Menjelang musim panen kerap ditemukan banyak populasi burung yang datang ke areal sawah untuk memakan padi. Dengan adanya penghalau yang berbentuk orang-orangan ini sejak dulu dipercaya dapat mengantisipasi banyaknya serangan burung terhadap padi. Orang Bali menyebut orang-orangan sawah sebagai lelakut. Rabu, 18 Desember 2024 petugas BPP Seririt melakukan pembuatan orang-orangan sawah atau lelakut. Hal ini sesuai arahan Bapak Kepala Dinas Pertanian Kabupaten Buleleng agar setiap BPP berkreasi membuat lelakut dan menjaga simbol budaya Bali. Lelakut merupakan budaya yang diwariskan secara turun temurun pada budaya agraris terutama dalam bidang pertanian di Bali.
Lelakut adalah salah satu media atau bentuk visual menyerupai manusia atau orang-orangan dimana berfungsi untuk menjaga tanaman petani di sawah dari gangguan hama. Salah satunya burung dan tentu saja hama-hama lainnya. Proses pembuatan lelakut pastilah para petani sedikit bersentuhan atau memanfaatkan kreasi dan daya seninya untuk menciptakan lelakut sekalipun itu perwujudannya sangat sederhana. Karya seni ini juga memiliki makna mendalam sebagai penolak bala dan pelindung sawah. Lelakut atau orang-orangan sawah ditempatkan berdiri di tengah persawahan. Secara garis besar lelakut atau orang-orangan sawah memiliki bentuk dan tujuan yang tidak jauh berbeda, secara kasat mata kita bisa melihat bahwa bentuk dari lelakut atau orang-orangan sawah tersebut dibuat layaknya manusia yang dirancang sedemikian rupa sehingga dapat dikendalikan dengan menggunakan tali oleh para petani dari jarak jauh.
Lelakut biasanya terbuat dari bahan-bahan alami seperti jerami atau batang pelepah kelapa yang dianyam dan dibentuk menyerupai manusia. Kepala Lelakut sering kali dihiasi dengan rambut dari ijuk atau gambar wajah yang berwarna-warni menggunakan bahan alami seperti kapur, kunyit, dan arang.

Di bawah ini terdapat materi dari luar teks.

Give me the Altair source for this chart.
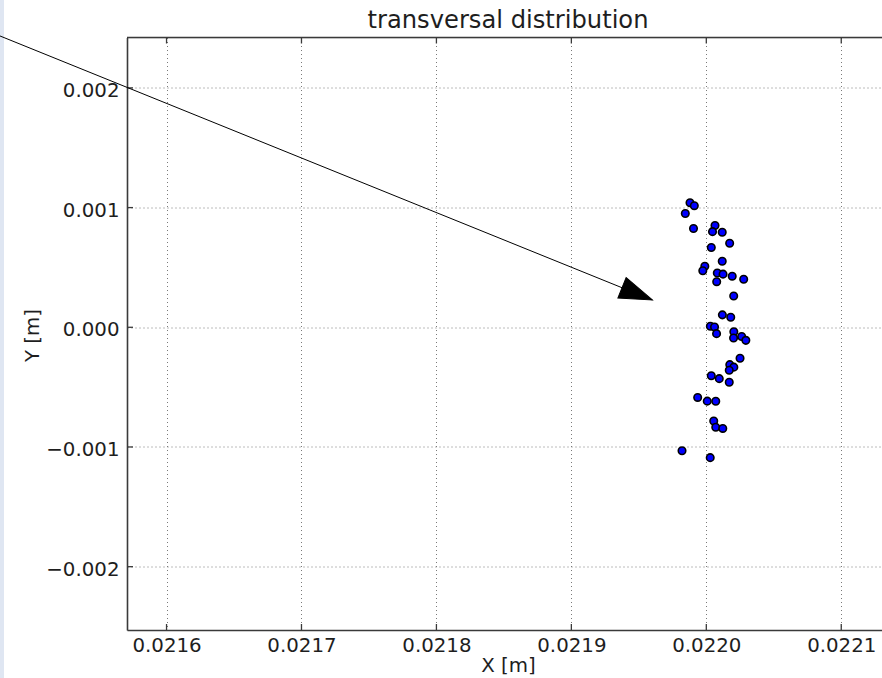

Penambahan topi seperti caping atau kukusan bekas memberikan kesan bahwa Lelakut benar-benar seorang manusia.
Lelakut merupakan media ramah lingkungan dimana dapat mengurangi biaya pengendalian serta didedikasikan untuk dunia seni sebagai penyadaran untuk alam lingkungan yang lebih baik. Dengan adanya memadukan antara tradisi dan seni, lelakut dapat dibuat menjadi lebih menarik sehingga bukan hanya untuk sekedar menakut-nakuti burung saja, melainkan membuat indah pemandangan saat sedang melewati areal sawah.
Lelakut sendiri adalah simbol kekayaan budaya Bali yang penuh makna dan filosofi. Lelakut di Bali merupakan bagian dari sebuah ritual yang menjadi sebuah ciri dari masyarakat agraris terutama dalam pertanian tanaman padi. Selain digunakan untuk mengusir hama di sawah, lelakut sendiri juga sering digunakan di kebun untuk mengusir hama tupai pada tanaman durian atau buah-buahan lainnya. Diharapkan dengan adanya lelakut dapat membantu petani guna mengusir atau melindungi padi yang telah berbuah dari serangan burung-burung yang memakan biji-biji padi yang dapat mengakibatkan gagalnya panen.